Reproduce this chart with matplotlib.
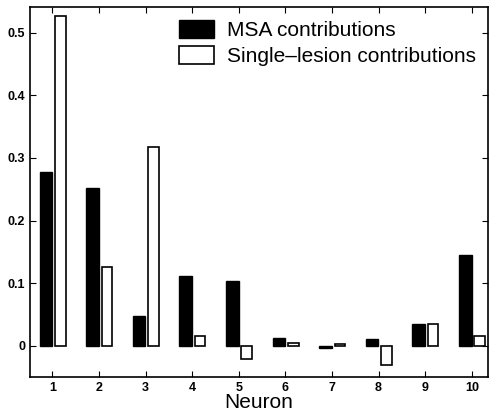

--

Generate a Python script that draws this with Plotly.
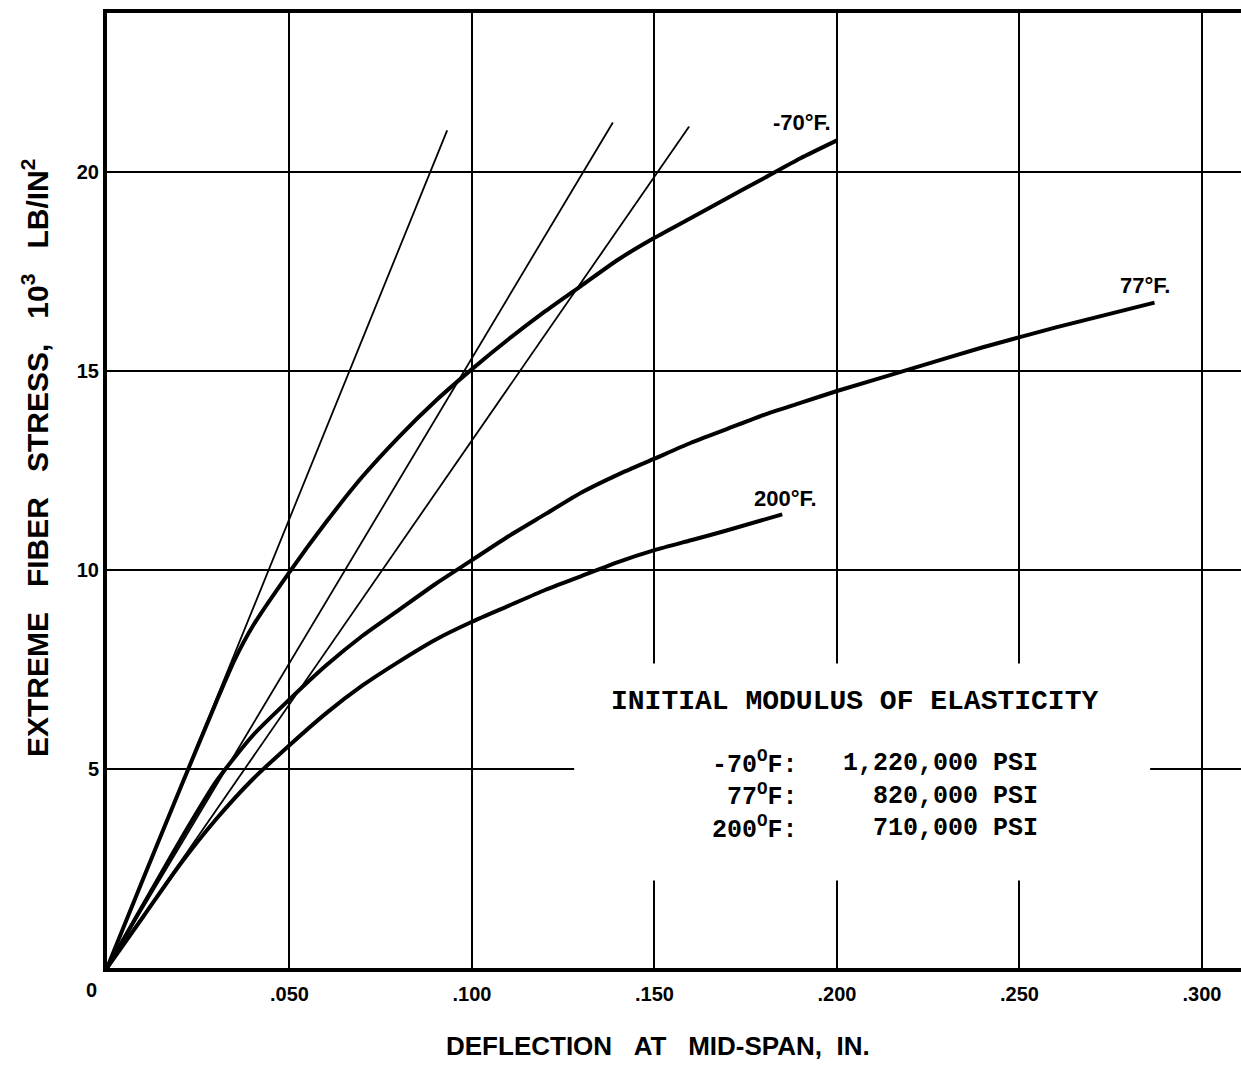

==

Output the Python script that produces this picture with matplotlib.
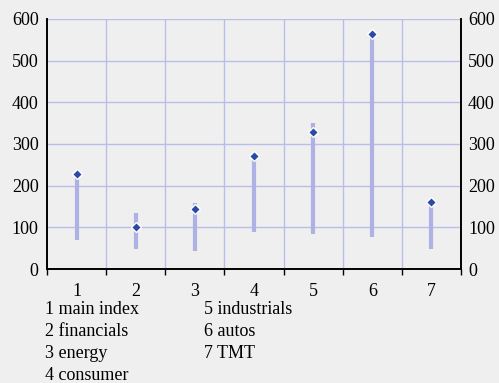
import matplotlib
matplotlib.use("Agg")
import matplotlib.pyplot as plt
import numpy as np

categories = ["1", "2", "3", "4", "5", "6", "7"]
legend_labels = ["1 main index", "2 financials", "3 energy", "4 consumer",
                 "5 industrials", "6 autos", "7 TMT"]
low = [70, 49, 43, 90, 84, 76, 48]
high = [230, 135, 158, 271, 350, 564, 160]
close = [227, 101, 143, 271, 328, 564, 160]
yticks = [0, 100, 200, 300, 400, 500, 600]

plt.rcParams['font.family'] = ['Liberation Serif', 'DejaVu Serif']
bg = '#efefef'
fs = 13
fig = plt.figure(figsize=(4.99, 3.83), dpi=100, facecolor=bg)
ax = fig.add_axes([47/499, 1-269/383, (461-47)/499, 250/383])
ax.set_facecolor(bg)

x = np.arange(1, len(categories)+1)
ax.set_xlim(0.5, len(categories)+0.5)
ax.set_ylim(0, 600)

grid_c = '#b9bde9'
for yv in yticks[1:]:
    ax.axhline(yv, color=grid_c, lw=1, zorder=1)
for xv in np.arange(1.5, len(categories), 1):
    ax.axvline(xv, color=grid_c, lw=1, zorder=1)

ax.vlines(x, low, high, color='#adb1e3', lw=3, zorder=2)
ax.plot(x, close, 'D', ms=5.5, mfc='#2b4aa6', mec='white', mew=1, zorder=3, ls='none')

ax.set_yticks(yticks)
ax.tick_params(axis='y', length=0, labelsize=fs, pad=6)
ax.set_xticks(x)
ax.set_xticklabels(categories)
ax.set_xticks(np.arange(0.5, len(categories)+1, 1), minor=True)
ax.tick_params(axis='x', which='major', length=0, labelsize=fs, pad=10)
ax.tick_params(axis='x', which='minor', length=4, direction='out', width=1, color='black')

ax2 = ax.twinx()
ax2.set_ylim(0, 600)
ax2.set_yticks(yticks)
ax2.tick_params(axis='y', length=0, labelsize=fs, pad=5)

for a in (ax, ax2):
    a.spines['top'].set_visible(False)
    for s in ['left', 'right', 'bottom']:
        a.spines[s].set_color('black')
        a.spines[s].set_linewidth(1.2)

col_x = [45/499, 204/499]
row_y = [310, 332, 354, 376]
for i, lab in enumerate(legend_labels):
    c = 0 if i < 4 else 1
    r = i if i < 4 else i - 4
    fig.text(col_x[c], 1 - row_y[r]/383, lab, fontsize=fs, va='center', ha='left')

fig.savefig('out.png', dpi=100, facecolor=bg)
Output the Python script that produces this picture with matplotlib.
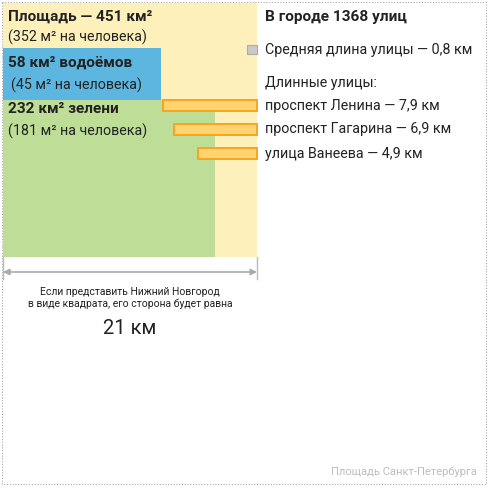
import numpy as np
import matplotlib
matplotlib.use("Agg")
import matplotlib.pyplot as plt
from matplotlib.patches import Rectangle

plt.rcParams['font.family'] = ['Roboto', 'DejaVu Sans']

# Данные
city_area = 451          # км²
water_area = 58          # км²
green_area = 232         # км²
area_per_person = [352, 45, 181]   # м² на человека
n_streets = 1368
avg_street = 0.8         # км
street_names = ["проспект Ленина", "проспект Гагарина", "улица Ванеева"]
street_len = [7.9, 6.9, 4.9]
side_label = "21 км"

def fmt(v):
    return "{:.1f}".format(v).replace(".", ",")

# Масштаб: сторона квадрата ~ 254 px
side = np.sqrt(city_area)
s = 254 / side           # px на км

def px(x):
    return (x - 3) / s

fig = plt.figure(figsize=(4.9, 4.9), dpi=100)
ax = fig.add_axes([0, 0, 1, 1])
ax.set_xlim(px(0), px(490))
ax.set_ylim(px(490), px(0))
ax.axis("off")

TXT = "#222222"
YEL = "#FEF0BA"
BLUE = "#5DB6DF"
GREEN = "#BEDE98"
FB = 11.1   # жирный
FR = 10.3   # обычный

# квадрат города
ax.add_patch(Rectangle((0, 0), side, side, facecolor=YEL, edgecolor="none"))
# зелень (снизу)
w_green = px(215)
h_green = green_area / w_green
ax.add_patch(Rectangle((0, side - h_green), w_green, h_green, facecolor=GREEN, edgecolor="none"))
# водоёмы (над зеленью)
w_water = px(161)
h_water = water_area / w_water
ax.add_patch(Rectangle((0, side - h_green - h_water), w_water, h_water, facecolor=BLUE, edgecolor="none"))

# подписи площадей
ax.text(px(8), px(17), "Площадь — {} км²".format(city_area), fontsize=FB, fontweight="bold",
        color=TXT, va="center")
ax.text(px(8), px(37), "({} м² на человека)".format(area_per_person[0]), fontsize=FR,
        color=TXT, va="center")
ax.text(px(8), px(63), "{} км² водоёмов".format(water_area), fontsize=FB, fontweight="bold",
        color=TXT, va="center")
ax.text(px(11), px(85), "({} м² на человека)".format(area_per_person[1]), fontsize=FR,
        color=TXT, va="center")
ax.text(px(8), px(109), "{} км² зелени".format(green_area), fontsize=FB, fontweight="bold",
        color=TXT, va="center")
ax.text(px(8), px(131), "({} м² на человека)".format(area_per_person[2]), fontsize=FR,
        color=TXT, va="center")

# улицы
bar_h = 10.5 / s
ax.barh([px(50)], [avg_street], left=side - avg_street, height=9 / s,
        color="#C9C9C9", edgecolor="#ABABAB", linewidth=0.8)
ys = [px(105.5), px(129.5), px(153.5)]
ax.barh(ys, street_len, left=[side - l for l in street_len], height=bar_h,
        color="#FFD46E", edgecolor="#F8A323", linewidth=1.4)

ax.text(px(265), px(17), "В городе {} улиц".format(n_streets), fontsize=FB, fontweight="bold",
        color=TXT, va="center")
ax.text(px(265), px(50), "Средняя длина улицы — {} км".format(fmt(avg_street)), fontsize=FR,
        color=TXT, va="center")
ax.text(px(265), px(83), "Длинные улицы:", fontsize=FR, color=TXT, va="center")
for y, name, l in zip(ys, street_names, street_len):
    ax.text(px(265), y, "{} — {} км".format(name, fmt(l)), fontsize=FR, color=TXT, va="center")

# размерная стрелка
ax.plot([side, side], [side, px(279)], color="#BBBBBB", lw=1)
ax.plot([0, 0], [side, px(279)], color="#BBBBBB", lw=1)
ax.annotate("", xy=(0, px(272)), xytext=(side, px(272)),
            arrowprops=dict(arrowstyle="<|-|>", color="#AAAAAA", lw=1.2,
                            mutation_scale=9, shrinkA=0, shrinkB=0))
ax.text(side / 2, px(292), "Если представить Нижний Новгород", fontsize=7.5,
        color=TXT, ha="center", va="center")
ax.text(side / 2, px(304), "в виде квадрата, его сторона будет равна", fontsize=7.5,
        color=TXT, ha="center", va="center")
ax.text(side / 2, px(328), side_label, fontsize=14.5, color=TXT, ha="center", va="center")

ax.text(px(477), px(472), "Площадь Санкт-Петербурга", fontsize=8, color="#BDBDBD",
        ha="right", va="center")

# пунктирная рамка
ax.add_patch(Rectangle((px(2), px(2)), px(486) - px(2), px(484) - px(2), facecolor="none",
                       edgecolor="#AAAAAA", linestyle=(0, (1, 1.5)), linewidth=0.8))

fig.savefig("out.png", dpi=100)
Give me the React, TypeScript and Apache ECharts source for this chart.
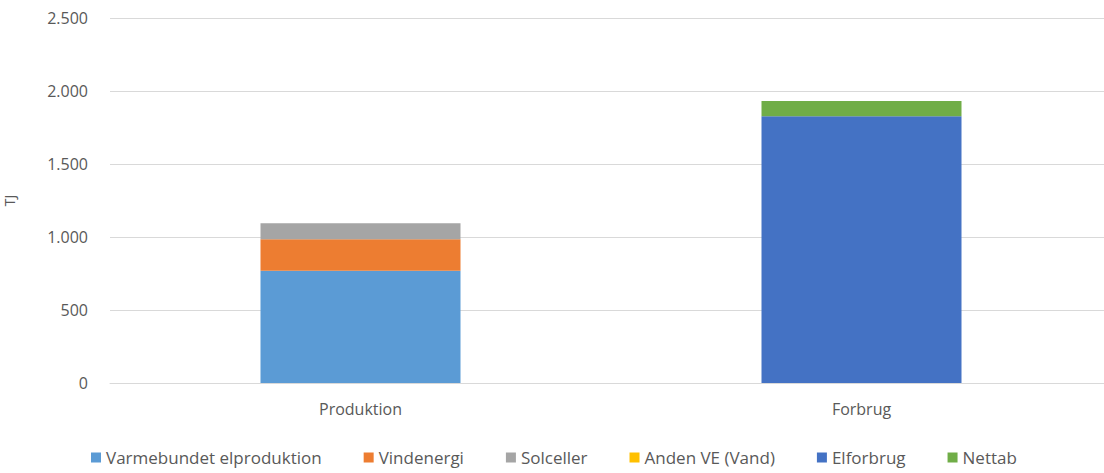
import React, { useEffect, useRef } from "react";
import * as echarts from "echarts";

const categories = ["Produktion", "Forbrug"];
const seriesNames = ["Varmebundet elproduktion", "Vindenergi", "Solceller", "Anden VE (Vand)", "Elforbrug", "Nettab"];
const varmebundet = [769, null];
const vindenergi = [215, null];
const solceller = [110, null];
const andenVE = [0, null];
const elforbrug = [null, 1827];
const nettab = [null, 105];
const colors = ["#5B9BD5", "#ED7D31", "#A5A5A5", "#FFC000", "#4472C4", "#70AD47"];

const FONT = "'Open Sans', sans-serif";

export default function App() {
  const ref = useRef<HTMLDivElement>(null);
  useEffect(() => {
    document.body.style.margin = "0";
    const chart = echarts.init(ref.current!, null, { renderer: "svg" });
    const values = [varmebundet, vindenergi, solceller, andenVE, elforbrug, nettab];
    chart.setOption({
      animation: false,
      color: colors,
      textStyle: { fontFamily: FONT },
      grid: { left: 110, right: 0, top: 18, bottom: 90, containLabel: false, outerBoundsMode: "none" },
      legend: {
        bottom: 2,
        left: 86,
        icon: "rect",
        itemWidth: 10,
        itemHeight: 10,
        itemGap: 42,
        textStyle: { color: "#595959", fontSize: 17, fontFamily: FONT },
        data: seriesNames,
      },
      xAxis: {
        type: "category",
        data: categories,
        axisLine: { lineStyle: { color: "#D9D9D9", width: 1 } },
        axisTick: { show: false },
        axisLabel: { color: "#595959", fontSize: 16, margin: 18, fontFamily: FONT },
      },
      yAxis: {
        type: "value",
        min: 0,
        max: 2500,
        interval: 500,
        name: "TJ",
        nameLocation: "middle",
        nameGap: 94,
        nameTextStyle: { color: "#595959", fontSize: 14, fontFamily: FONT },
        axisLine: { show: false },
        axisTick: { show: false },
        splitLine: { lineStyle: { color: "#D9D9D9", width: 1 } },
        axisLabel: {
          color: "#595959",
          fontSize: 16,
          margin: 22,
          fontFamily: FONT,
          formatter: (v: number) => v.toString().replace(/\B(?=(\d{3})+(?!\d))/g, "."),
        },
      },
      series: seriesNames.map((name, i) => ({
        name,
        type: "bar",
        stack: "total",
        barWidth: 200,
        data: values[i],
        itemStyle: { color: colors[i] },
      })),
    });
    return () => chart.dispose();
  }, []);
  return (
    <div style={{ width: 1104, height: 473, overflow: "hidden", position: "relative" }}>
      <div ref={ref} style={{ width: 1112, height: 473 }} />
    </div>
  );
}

• [THE TASK]: Look for "with" and pull out every line that has it.

• [WRITTEN SOLUTION]:
Reproduce this chart with matplotlib.
Generate a Python script that draws this with Plotly.
Output the Python script that produces this picture with matplotlib.
Output the Python script that produces this picture with matplotlib.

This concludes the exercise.